START INFORMATION SUPPLIED
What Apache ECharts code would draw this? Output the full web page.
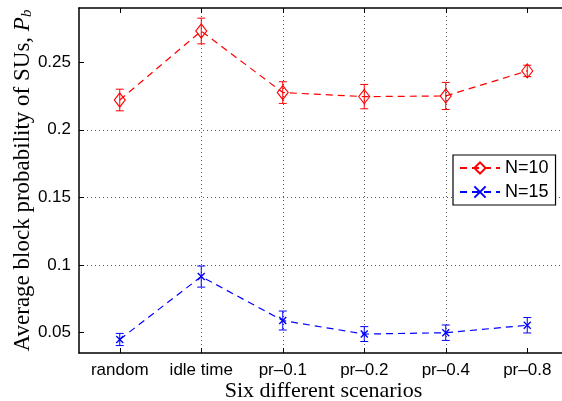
<!DOCTYPE html>
<html>
<head>
<meta charset="utf-8">
<script src="https://cdn.jsdelivr.net/npm/echarts@6/dist/echarts.min.js"></script>
<style>
  html, body { margin: 0; padding: 0; background: #fff; }
  #chart { width: 562px; height: 401px; }
</style>
</head>
<body>
<div id="chart"></div>
<script>
// Scenario names along the x axis
const categories = ['random', 'idle time', 'pr\u20130.1', 'pr\u20130.2', 'pr\u20130.4', 'pr\u20130.8'];
// Y tick values
const yTicks = [0.05, 0.1, 0.15, 0.2, 0.25];
// Mean block probability and half-width of the error bar, N = 10
const n10Mean = [0.222, 0.273, 0.2275, 0.2245, 0.225, 0.2435];
const n10Err = [0.008, 0.0095, 0.008, 0.009, 0.010, 0.0042];
// Mean block probability and half-width of the error bar, N = 15
const n15Mean = [0.045, 0.0915, 0.059, 0.049, 0.050, 0.0555];
const n15Err = [0.0045, 0.0078, 0.007, 0.0055, 0.0057, 0.0057];

const xPos = categories.map((_, i) => i + 1);
const RED = '#ff0000';
const BLUE = '#0000ff';
const SANS = 'Liberation Sans';
const SERIF = 'Liberation Serif';

function points(means) {
  return means.map((v, i) => [xPos[i], v]);
}
function bars(means, errs) {
  return means.map((v, i) => [xPos[i], v - errs[i], v + errs[i]]);
}
// Vertical error bar with short caps at both ends
function errorBar(color) {
  return function (params, api) {
    const x = api.value(0);
    const lo = api.coord([x, api.value(1)]);
    const hi = api.coord([x, api.value(2)]);
    const w = 4;
    const style = { stroke: color, lineWidth: 1 };
    return {
      type: 'group',
      children: [
        { type: 'line', shape: { x1: lo[0], y1: lo[1], x2: hi[0], y2: hi[1] }, style },
        { type: 'line', shape: { x1: lo[0] - w, y1: lo[1], x2: lo[0] + w, y2: lo[1] }, style },
        { type: 'line', shape: { x1: hi[0] - w, y1: hi[1], x2: hi[0] + w, y2: hi[1] }, style }
      ]
    };
  };
}

const dotted = { color: '#555', type: [1, 3], width: 1 };

const baseX = {
  type: 'value',
  min: 0.5,
  max: 6.5,
  axisLine: { show: true, onZero: false, lineStyle: { color: '#000', width: 1.5 } },
  axisTick: { show: true, inside: true, length: 5, customValues: xPos, lineStyle: { color: '#000' } },
  axisLabel: {
    customValues: xPos,
    margin: 9,
    fontFamily: SANS, fontSize: 17, color: '#000',
    formatter: v => categories[Math.round(v) - 1] || ''
  }
};

const chart = echarts.init(document.getElementById('chart'), null, { renderer: 'canvas' });
chart.setOption({
  animation: false,
  backgroundColor: '#fff',
  grid: { left: 79, right: -6, top: 8, bottom: 48, containLabel: false, outerBoundsMode: 'none' },
  legend: {
    orient: 'vertical',
    left: 453, top: 155,
    padding: [4, 7, 4, 6],
    itemWidth: 40, itemHeight: 14, itemGap: 6,
    borderColor: '#000', borderWidth: 1.2,
    backgroundColor: '#fff',
    textStyle: { fontFamily: SANS, fontSize: 18, color: '#000', lineHeight: 18 },
    data: ['N=10', 'N=15']
  },
  xAxis: [
    Object.assign({}, baseX, {
      position: 'bottom',
      name: 'Six different scenarios',
      nameLocation: 'middle',
      nameGap: 27,
      nameMoveOverlap: false,
      nameTextStyle: { fontFamily: SERIF, fontSize: 22, color: '#000', verticalAlign: 'top' },
      splitLine: { show: true, showMinLine: false, showMaxLine: false, lineStyle: dotted }
    }),
    Object.assign({}, baseX, {
      position: 'top',
      axisLabel: { show: false },
      splitLine: { show: false }
    })
  ],
  yAxis: {
    type: 'value',
    min: 0.035,
    max: 0.29,
    axisLine: { show: true, onZero: false, lineStyle: { color: '#000', width: 1.5 } },
    axisTick: { show: true, inside: true, length: 5, customValues: yTicks, lineStyle: { color: '#000' } },
    axisLabel: {
      customValues: yTicks,
      margin: 8,
      fontFamily: SANS, fontSize: 17, color: '#000',
      formatter: v => String(+v.toFixed(2))
    },
    splitLine: { show: true, showMinLine: false, showMaxLine: false, lineStyle: dotted },
    name: 'Average block probability of SUs, {i|P}{s|b}',
    nameLocation: 'middle',
    nameGap: 44,
    nameMoveOverlap: false,
    nameTextStyle: {
      fontFamily: SERIF, fontSize: 23, color: '#000',
      rich: {
        i: { fontFamily: SERIF, fontSize: 23, fontStyle: 'italic', color: '#000' },
        s: { fontFamily: SERIF, fontSize: 15, fontStyle: 'italic', color: '#000', verticalAlign: 'bottom', padding: [9, 0, 0, 0] }
      }
    }
  },
  series: [
    {
      name: 'N=10',
      type: 'line',
      data: points(n10Mean),
      color: RED,
      symbol: 'diamond',
      symbolSize: [11, 14],
      itemStyle: { color: 'rgba(255,255,255,0)', borderColor: RED, borderWidth: 1.1 },
      lineStyle: { color: RED, width: 1.2, type: [7, 5] },
      z: 3
    },
    {
      name: 'N=15',
      type: 'line',
      data: points(n15Mean),
      color: BLUE,
      symbol: 'path://M0,0L10,10M10,0L0,10',
      symbolSize: 7,
      itemStyle: { color: BLUE, borderColor: BLUE, borderWidth: 1.4 },
      lineStyle: { color: BLUE, width: 1.2, type: [7, 5] },
      z: 3
    },
    {
      name: 'err10',
      type: 'custom',
      renderItem: errorBar(RED),
      data: bars(n10Mean, n10Err),
      encode: { x: 0, y: [1, 2] },
      z: 2
    },
    {
      name: 'err15',
      type: 'custom',
      renderItem: errorBar(BLUE),
      data: bars(n15Mean, n15Err),
      encode: { x: 0, y: [1, 2] },
      z: 2
    }
  ]
});
</script>
</body>
</html>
END INFORMATION SUPPLIED
▸ **INSTRUCTIONS TO FOLLOW**
Leave out any pictures and return exactly the lines from the beginning of the data through the line with "const SERIF = 'Liberation Serif';", inclusive.

▸ **EXERCISE RESULT**
What Apache ECharts code would draw this? Output the full web page.
<!DOCTYPE html>
<html>
<head>
<meta charset="utf-8">
<script src="https://cdn.jsdelivr.net/npm/echarts@6/dist/echarts.min.js"></script>
<style>
  html, body { margin: 0; padding: 0; background: #fff; }
  #chart { width: 562px; height: 401px; }
</style>
</head>
<body>
<div id="chart"></div>
<script>
// Scenario names along the x axis
const categories = ['random', 'idle time', 'pr\u20130.1', 'pr\u20130.2', 'pr\u20130.4', 'pr\u20130.8'];
// Y tick values
const yTicks = [0.05, 0.1, 0.15, 0.2, 0.25];
// Mean block probability and half-width of the error bar, N = 10
const n10Mean = [0.222, 0.273, 0.2275, 0.2245, 0.225, 0.2435];
const n10Err = [0.008, 0.0095, 0.008, 0.009, 0.010, 0.0042];
// Mean block probability and half-width of the error bar, N = 15
const n15Mean = [0.045, 0.0915, 0.059, 0.049, 0.050, 0.0555];
const n15Err = [0.0045, 0.0078, 0.007, 0.0055, 0.0057, 0.0057];

const xPos = categories.map((_, i) => i + 1);
const RED = '#ff0000';
const BLUE = '#0000ff';
const SANS = 'Liberation Sans';
const SERIF = 'Liberation Serif';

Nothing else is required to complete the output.